Ancient Fujian-style shipbuilding techniques gain global recognition

By Wang Jing (People's Daily Online) 14:04, January 22, 2024

Fuchuan, or Fujian-style ships, are ocean-going wooden boats built in southeast China's Fujian province. They feature a deep keel and wide upper structure, making them ideal for long-distance voyages.

Quanzhou, the starting point of the Maritime Silk Road, was a hub of maritime trade and shipbuilding during the Song (960-1279) and Yuan (1271-1368) dynasties, establishing itself as the nation's foremost shipbuilding center.

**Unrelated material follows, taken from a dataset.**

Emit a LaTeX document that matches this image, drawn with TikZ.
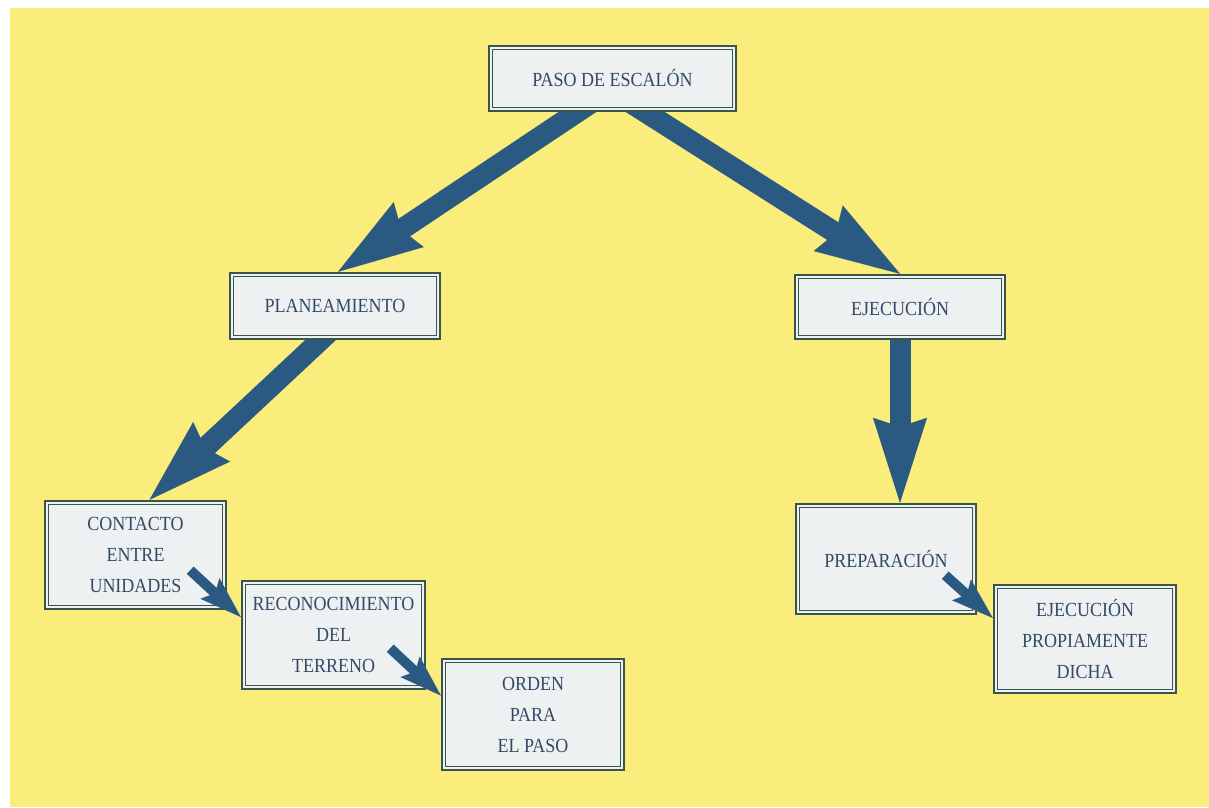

Fujian-style ships were the primary choice for Chinese merchants navigating the Maritime Silk Road to destinations including Northeast Asia, Southeast Asia, the Indian Ocean, the Arabian Peninsula, and East Africa.

"The keel is the most crucial component of Fujian-style ships, known for its robustness and thickness. It enables the vessels to withstand winds and waves," said Lin Peizong, an 11th-generation inheritor of the watertight compartment technique in making Fujian-style ships.

Watertight compartments are a key feature in the construction of Fujian-style ships. By using compartment boards, the ship's interior is divided into sealed chambers, reinforcing the hull and safeguarding against leaks.

"Even in modern times, the watertight compartment technique is still employed in Chinese vessels such as submarines and aircraft carriers," according to Lin.

In 2010, the watertight-bulkhead technology used in Chinese junks was inscribed on UNESCO's List of Intangible Cultural Heritage in Need of Urgent Safeguarding.